Tuesday, September 18, 2012

A Nation of Takers - America's Entitlement Epidemic

An essay stating the very obvious (sans any remedy) adapted from the new book A Nation of Takers: America's Entitlement Epidemic by Nicholas Eberstadt.

In current political discourse, it is common to think of the Democrats as the party of entitlements—but long-term trends seem to tell a somewhat different tale. From a purely statistical standpoint, the growth of entitlement spending over the past half century has been distinctly greater under Republican administrations than Democratic ones. Between 1960 and 2010, to be sure, the growth of entitlement spending was exponential—but in any given calendar year, it was on the whole roughly 8 percent higher if the president happened to be a Republican rather than a Democrat.
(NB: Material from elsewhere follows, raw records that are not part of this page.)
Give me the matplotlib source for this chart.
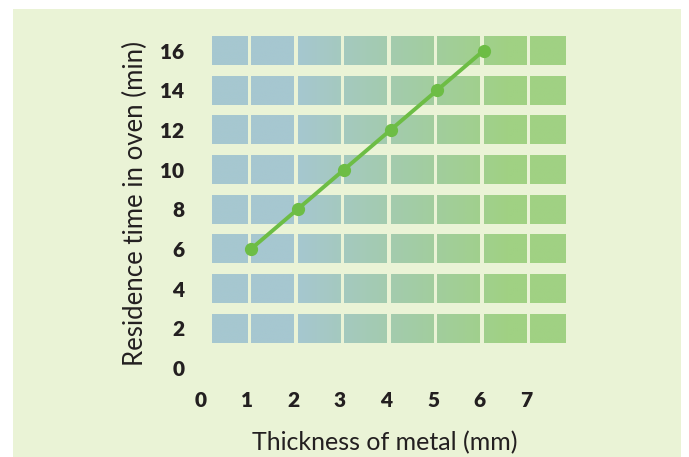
import numpy as np
import matplotlib
matplotlib.use("Agg")
import matplotlib.pyplot as plt
from matplotlib.colors import LinearSegmentedColormap
from matplotlib.patches import Rectangle
from matplotlib.transforms import ScaledTranslation

plt.rcParams["font.family"] = ["Lato", "DejaVu Sans"]

# Data
thickness = [1, 2, 3, 4, 5, 6]
residence = [6, 8, 10, 12, 14, 16]
x_ticks = [0, 1, 2, 3, 4, 5, 6, 7]
y_ticks = [0, 2, 4, 6, 8, 10, 12, 14, 16]
tile_rows = [2, 4, 6, 8, 10, 12, 14, 16]
tile_cols = [0, 1, 2, 3, 4, 5, 6, 7]

# Colours
panel_color = "#eaf3d6"
tile_cmap = LinearSegmentedColormap.from_list(
    "tiles", ["#a6c7d0", "#a6c7d0", "#a0d183", "#a0d183"],
    N=256
)
line_color = "#6dbd45"
text_color = "#231f20"

fig = plt.figure(figsize=(6.89, 4.57), dpi=100)
fig.patch.set_facecolor("white")

# light green panel behind the chart
fig.patches.append(Rectangle(
    (13 / 689, 0), 668 / 689, 448 / 457,
    transform=fig.transFigure, facecolor=panel_color,
    edgecolor="none", zorder=-10
))

ax = fig.add_axes([202.2 / 689, 1 - 385.8 / 457, 383.6 / 689, 360.9 / 457])
ax.set_facecolor("none")

# -------------------------
# Tiles with left-right gradient
# -------------------------
x_start, x_end = 1.9, 6.6
for col in tile_cols:
    left = 0.16 if col == 0 else col
    right = min(col + 0.92, 7.77)
    xs = np.linspace(left, right, 40)
    vals = np.clip((xs - x_start) / (x_end - x_start), 0, 1)
    vals = 0.33 + 0.34 * vals
    for row in tile_rows:
        ax.imshow(
            vals[np.newaxis, :],
            cmap=tile_cmap, vmin=0, vmax=1,
            extent=(left, right, row - 0.72, row + 0.72),
            aspect="auto", interpolation="bilinear", zorder=1
        )

# -------------------------
# Line
# -------------------------
ax.plot(
    thickness, residence,
    color=line_color, linewidth=2.8,
    marker="o", markersize=8.5,
    zorder=3
)

ax.set_xlim(-0.05, 8.2)
ax.set_ylim(-0.9, 17.3)

for side in ["top", "right", "bottom", "left"]:
    ax.spines[side].set_visible(False)

ax.set_xticks(x_ticks)
ax.set_yticks(y_ticks)
ax.set_xticklabels([str(v) for v in x_ticks])
ax.set_yticklabels([str(v) for v in y_ticks])
ax.tick_params(axis="both", length=0, labelsize=15, labelcolor=text_color)
ax.tick_params(axis="x", pad=4)
ax.tick_params(axis="y", pad=13)
for lab in ax.get_xticklabels() + ax.get_yticklabels():
    lab.set_fontweight("heavy")
for lab in ax.get_xticklabels():
    lab.set_transform(lab.get_transform() + ScaledTranslation(-4 / 100, 0, fig.dpi_scale_trans))

ax.set_xlabel("Thickness of metal (mm)", fontsize=18, color=text_color)
ax.set_ylabel("Residence time in oven (min)", fontsize=18.5, color=text_color)
ax.xaxis.label.set_va("center")
ax.yaxis.label.set_va("center")
ax.xaxis.set_label_coords(0.475, -0.158)
ax.yaxis.set_label_coords(-0.175, 0.505)

plt.savefig("out.png", dpi=100, facecolor=fig.get_facecolor())
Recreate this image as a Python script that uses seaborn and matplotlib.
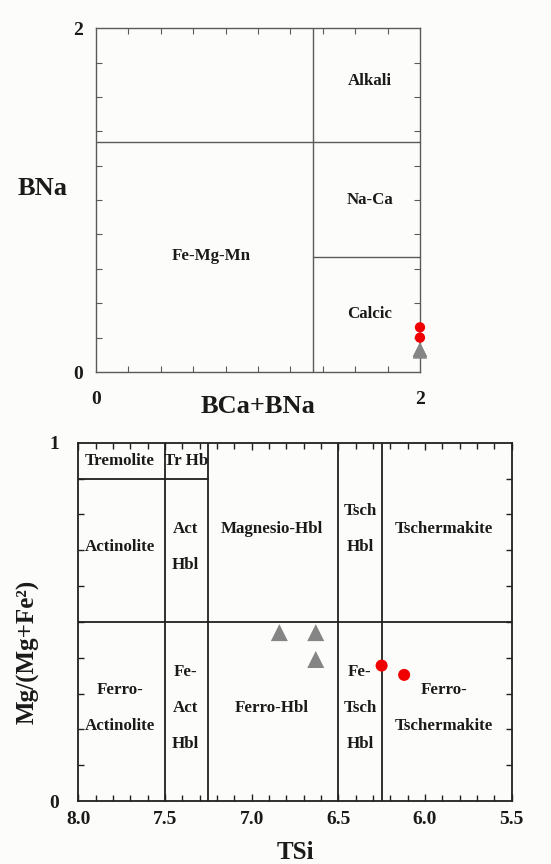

This is in keeping with the basic facts of the time: notwithstanding the criticisms of “big government” that emanated from their Oval Offices from time to time, the Richard Nixon, Gerald Ford, and George W. Bush administrations presided over especially lavish expansions of the American entitlement state. Irrespective of the reputations and the rhetoric of the Democratic and Republican parties today, the empirical correspondence between Republican presidencies and turbocharged entitlement expenditures should underscore the unsettling truth that both political parties have, on the whole, been working together in an often unspoken consensus to fuel the explosion of entitlement spending in modern America.

The prospect of careening along an unsustainable economic road is deeply disturbing. But another possibility is even more frightening—namely, that the present course may in fact be sustainable for far longer than most people today might imagine.